Beyond crawling, crawlee provides three helpers to turn collected text into a retrieval-ready corpus for retrieval-augmented generation (RAG): cr_chunk(), cr_embed() and cr_export(). They operate on plain tibbles, so they slot in right after cr_collect().

1. Crawl and collect text

pages <- crawler("https://books.toscrape.com/") |>
  cr_options(max_requests = 100) |>
  cr_on_html(function(ctx) {
    ctx$push_data(list(
      url   = ctx$request$url,
      title = ctx$page |> rvest::html_element("title") |> rvest::html_text2(),
      text  = ctx$page |> rvest::html_element("body") |> rvest::html_text2()
    ))
    ctx$enqueue_links(glob = "*/catalogue/*")
  }) |>
  cr_run() |>
  cr_collect()

2. Chunk

cr_chunk() splits text into overlapping windows. On a data frame, name the text column; every other column is carried along as per-chunk metadata (so each chunk keeps its url and title).

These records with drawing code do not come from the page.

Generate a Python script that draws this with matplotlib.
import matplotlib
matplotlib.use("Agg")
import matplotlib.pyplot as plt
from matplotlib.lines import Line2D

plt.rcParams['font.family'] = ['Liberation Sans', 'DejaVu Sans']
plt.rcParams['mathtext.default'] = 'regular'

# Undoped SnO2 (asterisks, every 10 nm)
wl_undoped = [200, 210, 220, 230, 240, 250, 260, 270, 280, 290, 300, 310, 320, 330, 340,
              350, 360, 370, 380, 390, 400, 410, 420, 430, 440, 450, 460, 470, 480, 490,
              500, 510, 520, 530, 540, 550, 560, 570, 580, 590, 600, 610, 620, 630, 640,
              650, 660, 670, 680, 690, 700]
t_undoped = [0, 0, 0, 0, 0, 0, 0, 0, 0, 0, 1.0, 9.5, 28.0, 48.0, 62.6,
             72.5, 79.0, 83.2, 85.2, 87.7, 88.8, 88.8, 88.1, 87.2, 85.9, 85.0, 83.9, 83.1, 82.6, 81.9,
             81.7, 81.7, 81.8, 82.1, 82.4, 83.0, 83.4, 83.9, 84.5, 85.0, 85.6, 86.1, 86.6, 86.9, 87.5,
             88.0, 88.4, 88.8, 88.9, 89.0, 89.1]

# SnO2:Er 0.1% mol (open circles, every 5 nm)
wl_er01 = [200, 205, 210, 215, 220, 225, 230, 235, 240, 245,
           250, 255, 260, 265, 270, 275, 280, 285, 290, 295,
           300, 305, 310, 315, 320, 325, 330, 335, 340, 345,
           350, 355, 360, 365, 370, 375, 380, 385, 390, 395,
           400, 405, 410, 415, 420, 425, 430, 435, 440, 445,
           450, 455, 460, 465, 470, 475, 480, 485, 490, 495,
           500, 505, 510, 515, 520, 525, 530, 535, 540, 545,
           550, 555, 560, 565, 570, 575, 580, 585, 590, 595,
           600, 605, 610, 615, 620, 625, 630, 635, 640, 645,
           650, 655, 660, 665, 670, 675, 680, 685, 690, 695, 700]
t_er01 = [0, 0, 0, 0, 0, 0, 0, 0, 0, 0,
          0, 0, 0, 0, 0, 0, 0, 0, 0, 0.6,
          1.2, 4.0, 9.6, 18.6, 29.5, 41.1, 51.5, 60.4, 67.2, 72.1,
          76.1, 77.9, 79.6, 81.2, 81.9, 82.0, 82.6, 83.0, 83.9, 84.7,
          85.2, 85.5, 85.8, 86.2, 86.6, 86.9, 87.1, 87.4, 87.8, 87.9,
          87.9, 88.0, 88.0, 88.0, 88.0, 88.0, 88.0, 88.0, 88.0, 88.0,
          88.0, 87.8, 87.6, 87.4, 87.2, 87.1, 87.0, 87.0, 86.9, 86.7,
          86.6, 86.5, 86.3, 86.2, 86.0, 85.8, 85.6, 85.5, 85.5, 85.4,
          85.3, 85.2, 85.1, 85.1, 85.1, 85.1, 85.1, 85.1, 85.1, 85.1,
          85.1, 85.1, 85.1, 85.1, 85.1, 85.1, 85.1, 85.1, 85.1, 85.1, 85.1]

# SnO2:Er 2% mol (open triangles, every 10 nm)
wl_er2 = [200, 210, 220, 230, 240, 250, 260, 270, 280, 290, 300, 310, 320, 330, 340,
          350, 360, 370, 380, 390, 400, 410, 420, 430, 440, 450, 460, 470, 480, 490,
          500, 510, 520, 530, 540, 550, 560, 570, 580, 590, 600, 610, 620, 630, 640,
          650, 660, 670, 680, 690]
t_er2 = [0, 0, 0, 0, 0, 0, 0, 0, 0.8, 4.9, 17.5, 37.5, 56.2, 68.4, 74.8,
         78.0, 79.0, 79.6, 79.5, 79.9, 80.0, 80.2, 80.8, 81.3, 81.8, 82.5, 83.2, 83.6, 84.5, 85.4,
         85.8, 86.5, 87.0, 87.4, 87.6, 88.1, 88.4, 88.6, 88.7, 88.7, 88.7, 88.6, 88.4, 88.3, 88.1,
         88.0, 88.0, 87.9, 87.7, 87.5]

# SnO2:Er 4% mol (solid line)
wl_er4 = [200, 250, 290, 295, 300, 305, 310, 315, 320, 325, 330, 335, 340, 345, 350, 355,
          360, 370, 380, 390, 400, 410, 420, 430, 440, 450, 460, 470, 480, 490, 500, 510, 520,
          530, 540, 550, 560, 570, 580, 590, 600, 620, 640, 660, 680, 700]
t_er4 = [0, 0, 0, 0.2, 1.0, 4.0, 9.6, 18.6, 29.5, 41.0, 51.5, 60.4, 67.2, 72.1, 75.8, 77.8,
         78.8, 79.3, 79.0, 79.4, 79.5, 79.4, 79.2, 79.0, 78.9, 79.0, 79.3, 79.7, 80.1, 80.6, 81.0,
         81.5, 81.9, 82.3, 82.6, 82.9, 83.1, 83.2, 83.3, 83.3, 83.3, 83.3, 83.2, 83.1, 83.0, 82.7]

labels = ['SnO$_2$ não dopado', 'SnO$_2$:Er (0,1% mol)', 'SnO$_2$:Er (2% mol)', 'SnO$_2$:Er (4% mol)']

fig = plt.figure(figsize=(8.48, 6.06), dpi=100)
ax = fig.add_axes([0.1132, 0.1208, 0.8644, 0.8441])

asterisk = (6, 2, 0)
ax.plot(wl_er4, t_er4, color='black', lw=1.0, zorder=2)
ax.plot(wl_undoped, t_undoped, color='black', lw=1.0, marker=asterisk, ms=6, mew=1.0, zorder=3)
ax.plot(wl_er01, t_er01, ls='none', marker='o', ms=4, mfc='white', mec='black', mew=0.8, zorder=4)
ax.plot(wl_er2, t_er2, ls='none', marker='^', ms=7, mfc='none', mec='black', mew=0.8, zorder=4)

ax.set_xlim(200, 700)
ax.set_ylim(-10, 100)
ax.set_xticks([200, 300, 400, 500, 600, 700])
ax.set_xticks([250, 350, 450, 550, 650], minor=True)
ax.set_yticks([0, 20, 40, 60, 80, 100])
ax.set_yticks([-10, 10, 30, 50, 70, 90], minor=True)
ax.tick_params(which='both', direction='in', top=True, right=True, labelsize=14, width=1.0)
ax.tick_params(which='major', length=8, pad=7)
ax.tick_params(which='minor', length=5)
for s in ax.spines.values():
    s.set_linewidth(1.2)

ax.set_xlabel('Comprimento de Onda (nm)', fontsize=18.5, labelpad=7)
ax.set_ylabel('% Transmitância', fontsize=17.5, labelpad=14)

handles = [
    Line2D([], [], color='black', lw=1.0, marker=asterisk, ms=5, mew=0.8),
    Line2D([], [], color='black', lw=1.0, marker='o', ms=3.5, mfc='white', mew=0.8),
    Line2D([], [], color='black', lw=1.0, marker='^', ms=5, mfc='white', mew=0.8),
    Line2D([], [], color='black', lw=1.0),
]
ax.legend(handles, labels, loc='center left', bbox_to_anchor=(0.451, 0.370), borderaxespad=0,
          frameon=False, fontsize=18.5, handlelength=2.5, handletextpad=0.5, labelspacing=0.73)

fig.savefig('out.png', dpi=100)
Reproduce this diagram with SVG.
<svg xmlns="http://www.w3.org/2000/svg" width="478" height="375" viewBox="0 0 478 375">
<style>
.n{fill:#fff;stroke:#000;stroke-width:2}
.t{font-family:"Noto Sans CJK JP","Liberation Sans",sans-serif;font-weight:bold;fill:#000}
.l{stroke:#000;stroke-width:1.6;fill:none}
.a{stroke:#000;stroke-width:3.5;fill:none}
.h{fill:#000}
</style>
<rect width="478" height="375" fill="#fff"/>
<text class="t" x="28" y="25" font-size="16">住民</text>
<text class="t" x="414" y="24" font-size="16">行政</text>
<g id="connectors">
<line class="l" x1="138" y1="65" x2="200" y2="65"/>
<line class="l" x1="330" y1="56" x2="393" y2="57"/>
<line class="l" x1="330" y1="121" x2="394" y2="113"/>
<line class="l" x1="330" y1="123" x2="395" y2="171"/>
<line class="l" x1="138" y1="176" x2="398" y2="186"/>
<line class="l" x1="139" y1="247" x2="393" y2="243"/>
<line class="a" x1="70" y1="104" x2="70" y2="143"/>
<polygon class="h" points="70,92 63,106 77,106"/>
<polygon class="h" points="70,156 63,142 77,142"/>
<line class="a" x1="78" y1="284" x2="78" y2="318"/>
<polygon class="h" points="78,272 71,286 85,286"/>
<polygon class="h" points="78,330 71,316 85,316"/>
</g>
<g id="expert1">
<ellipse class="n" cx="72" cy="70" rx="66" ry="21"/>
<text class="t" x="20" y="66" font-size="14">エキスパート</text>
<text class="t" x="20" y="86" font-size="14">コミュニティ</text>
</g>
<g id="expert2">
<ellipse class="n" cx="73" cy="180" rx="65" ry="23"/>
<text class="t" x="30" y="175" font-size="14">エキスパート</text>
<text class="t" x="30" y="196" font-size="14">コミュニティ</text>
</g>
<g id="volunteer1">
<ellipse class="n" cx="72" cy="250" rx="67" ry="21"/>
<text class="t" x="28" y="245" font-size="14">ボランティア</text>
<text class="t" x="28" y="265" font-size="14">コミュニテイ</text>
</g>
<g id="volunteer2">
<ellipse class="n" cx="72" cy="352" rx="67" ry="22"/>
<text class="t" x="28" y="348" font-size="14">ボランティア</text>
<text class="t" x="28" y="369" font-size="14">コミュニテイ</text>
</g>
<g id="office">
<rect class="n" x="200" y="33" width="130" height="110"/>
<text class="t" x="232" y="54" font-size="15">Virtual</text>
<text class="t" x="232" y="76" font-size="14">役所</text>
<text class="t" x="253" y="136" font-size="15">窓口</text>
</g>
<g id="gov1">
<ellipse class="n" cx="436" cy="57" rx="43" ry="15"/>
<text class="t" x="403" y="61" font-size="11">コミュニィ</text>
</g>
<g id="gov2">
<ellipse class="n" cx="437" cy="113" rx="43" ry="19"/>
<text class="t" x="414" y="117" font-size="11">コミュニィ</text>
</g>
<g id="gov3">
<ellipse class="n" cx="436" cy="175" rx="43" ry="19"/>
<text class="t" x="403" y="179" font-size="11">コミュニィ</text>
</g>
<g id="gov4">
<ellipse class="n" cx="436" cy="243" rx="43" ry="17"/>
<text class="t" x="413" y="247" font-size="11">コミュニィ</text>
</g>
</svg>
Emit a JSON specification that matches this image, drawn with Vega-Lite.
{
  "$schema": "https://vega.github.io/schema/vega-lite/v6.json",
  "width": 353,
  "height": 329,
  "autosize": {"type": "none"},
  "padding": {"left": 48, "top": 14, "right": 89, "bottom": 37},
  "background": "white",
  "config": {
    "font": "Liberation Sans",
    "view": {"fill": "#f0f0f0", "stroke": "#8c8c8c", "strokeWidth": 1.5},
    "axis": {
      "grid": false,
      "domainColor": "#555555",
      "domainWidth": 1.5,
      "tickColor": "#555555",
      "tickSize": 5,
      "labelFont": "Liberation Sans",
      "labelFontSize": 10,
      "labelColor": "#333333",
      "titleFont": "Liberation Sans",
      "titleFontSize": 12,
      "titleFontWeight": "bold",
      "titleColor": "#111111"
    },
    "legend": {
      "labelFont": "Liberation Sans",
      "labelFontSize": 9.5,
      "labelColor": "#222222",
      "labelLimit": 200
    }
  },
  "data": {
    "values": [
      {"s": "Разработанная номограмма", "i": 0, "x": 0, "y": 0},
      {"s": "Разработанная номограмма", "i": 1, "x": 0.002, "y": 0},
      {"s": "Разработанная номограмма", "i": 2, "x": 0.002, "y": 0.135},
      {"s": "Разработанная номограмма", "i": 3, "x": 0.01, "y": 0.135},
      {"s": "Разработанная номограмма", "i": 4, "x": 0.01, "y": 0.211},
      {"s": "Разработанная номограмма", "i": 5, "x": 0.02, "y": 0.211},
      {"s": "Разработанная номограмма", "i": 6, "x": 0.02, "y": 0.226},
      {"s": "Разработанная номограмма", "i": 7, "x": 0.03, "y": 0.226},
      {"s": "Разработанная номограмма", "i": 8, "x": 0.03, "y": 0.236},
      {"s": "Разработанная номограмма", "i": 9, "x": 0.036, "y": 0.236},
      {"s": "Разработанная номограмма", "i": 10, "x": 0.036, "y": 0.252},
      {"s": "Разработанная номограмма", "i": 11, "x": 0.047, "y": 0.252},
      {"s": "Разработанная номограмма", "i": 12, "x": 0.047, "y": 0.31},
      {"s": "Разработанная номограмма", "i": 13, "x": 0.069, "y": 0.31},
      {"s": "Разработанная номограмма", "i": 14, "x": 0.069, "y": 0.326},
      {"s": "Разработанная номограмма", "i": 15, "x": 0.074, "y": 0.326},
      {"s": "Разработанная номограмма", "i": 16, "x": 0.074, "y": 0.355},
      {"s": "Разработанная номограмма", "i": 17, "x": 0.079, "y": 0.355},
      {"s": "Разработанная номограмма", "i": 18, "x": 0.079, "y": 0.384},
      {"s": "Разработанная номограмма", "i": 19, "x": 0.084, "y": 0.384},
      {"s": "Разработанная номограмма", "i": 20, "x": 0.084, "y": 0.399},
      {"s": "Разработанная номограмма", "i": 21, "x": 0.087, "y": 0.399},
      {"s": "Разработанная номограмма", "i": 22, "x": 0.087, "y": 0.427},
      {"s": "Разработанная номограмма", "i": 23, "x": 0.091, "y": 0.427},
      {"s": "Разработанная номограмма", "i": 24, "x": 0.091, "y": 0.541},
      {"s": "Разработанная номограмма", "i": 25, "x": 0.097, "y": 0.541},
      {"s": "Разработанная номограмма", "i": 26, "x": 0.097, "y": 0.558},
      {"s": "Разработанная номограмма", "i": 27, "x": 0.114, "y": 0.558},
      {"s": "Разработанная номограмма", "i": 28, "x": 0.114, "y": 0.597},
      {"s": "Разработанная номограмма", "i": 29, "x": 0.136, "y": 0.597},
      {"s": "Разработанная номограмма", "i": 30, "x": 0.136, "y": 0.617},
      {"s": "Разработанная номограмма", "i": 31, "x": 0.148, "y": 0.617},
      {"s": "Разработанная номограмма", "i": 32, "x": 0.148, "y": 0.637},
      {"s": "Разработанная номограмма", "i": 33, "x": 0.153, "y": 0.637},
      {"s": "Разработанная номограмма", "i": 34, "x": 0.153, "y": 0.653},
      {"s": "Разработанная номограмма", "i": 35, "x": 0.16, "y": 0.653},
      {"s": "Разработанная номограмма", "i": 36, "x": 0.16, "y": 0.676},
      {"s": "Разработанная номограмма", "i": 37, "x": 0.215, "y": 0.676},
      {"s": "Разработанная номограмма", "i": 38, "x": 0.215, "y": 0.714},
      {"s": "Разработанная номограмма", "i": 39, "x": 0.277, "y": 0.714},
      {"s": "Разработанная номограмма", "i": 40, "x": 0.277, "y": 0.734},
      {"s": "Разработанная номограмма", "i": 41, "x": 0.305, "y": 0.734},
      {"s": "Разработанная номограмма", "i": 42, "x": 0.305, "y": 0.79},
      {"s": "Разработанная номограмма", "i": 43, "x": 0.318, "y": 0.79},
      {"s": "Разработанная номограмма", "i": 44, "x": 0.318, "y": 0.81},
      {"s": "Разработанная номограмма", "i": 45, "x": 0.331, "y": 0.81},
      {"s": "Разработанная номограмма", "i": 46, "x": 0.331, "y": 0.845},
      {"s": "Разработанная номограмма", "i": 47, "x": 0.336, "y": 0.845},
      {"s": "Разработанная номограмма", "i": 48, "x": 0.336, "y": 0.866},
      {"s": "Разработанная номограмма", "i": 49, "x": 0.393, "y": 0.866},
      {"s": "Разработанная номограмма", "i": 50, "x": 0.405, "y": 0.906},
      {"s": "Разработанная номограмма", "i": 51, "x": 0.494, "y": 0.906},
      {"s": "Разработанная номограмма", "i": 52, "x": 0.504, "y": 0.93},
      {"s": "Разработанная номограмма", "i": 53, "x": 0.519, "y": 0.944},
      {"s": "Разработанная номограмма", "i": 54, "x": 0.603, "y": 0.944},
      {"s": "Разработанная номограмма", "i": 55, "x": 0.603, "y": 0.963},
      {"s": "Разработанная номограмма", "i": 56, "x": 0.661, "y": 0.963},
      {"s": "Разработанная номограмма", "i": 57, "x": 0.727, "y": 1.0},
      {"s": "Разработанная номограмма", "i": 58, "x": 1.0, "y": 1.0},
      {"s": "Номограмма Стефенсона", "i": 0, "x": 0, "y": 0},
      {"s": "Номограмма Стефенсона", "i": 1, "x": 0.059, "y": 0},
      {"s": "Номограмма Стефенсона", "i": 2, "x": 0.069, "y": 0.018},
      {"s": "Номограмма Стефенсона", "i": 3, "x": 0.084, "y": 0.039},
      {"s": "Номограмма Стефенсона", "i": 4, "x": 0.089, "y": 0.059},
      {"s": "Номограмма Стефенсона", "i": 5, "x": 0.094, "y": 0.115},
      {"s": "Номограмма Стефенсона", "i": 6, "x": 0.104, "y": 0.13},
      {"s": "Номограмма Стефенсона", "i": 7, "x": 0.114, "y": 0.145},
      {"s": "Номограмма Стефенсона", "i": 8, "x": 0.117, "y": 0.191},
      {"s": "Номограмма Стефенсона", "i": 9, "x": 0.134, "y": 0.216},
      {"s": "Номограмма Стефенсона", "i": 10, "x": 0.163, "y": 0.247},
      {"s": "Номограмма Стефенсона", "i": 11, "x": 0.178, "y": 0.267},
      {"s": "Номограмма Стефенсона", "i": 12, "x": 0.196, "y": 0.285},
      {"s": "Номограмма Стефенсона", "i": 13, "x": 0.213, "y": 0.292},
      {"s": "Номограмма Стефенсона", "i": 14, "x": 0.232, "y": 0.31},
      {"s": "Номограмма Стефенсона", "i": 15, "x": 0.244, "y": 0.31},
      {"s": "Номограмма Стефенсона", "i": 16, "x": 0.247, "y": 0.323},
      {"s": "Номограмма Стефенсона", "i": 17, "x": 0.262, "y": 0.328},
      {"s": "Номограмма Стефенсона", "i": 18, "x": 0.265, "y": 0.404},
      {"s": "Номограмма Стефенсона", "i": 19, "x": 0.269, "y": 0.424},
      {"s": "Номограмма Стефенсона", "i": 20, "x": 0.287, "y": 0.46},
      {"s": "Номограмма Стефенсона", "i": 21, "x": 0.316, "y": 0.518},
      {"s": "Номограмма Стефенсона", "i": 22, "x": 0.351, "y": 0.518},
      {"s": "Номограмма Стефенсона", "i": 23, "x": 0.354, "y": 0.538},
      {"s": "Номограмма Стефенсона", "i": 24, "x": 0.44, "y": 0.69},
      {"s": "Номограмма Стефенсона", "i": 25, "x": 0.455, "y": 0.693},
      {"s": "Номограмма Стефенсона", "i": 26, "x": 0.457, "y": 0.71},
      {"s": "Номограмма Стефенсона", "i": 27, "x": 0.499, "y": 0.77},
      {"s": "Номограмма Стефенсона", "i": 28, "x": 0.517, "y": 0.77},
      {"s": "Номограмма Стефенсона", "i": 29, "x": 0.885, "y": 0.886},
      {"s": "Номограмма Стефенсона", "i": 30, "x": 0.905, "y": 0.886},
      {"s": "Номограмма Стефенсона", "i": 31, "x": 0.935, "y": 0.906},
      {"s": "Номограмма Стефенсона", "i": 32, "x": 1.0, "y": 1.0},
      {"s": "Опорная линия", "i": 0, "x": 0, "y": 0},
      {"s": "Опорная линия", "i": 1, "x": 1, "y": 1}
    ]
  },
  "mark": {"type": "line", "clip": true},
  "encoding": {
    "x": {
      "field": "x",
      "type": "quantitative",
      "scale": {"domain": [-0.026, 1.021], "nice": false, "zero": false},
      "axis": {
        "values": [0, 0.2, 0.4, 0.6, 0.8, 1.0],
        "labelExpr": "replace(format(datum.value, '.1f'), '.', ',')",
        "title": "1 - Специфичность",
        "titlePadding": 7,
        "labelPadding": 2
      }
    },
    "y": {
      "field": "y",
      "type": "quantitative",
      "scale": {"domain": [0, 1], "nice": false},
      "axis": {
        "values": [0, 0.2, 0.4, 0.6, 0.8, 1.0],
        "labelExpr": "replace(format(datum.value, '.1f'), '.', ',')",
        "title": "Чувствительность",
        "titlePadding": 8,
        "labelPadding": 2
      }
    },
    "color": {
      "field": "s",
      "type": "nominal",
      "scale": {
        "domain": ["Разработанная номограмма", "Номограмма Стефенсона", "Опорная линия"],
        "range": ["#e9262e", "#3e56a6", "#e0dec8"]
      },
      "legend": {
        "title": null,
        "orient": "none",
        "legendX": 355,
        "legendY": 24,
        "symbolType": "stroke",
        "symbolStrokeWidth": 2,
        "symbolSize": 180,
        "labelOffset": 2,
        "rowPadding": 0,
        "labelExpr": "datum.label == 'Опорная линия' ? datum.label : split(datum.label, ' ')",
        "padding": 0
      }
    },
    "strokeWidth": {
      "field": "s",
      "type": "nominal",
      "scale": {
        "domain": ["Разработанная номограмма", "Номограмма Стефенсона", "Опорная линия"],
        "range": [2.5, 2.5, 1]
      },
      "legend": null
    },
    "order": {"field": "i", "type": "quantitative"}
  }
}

chunks <- cr_chunk(pages, text = text, size = 1000, overlap = 200, by = "char")
chunks
#> columns: doc_id, chunk_id, chunk, text, n_chars, url, title

Use by = "word" to size chunks in words instead of characters.

3. Embed

cr_embed() is provider-agnostic: crawlee never calls an embedding service itself. You pass embed_fn, a function that maps a character vector to a numeric matrix (one row per input) or a list of numeric vectors. It is applied in batches and adds an embedding list-column.

# A real embedder typically calls an HTTP API (any provider) with httr2:
embed_fn <- function(texts) {
  # return a length(texts) x d numeric matrix
  resp <- httr2::request("https://api.example.com/v1/embeddings") |>
    httr2::req_auth_bearer_token(Sys.getenv("EMBEDDINGS_API_KEY")) |>
    httr2::req_body_json(list(input = texts)) |>
    httr2::req_perform()
  do.call(rbind, lapply(httr2::resp_body_json(resp)$data, \(x) unlist(x$embedding)))
}

embedded <- cr_embed(chunks, embed_fn, batch_size = 32)

For a quick local experiment you can pass any function — even a trivial one:

fake_embed <- function(x) matrix(nchar(x), nrow = length(x), ncol = 1)
embedded <- cr_embed(chunks, fake_embed)

4. Export for retrieval

cr_export() writes the chunk table (with embeddings) to a retrieval-friendly format. parquet and jsonl preserve the embedding vectors natively; csv and duckdb serialise them to a [...] string.

cr_export(embedded, "corpus.parquet", format = "parquet")
cr_export(embedded, "corpus.jsonl", format = "jsonl")
cr_export(embedded, "corpus.duckdb", format = "duckdb", table = "chunks")

End to end

crawler("https://books.toscrape.com/") |>
  cr_options(max_requests = 100) |>
  cr_on_html(function(ctx) {
    ctx$push_data(list(
      url  = ctx$request$url,
      text = ctx$page |> rvest::html_element("body") |> rvest::html_text2()
    ))
    ctx$enqueue_links(glob = "*/catalogue/*")
  }) |>
  cr_run() |>
  cr_collect() |>
  cr_chunk(text = text, size = 1000, overlap = 200) |>
  cr_embed(embed_fn) |>
  cr_export("corpus.parquet", format = "parquet")

From here, load corpus.parquet into your vector store or do nearest-neighbour search in R to retrieve chunks for a prompt.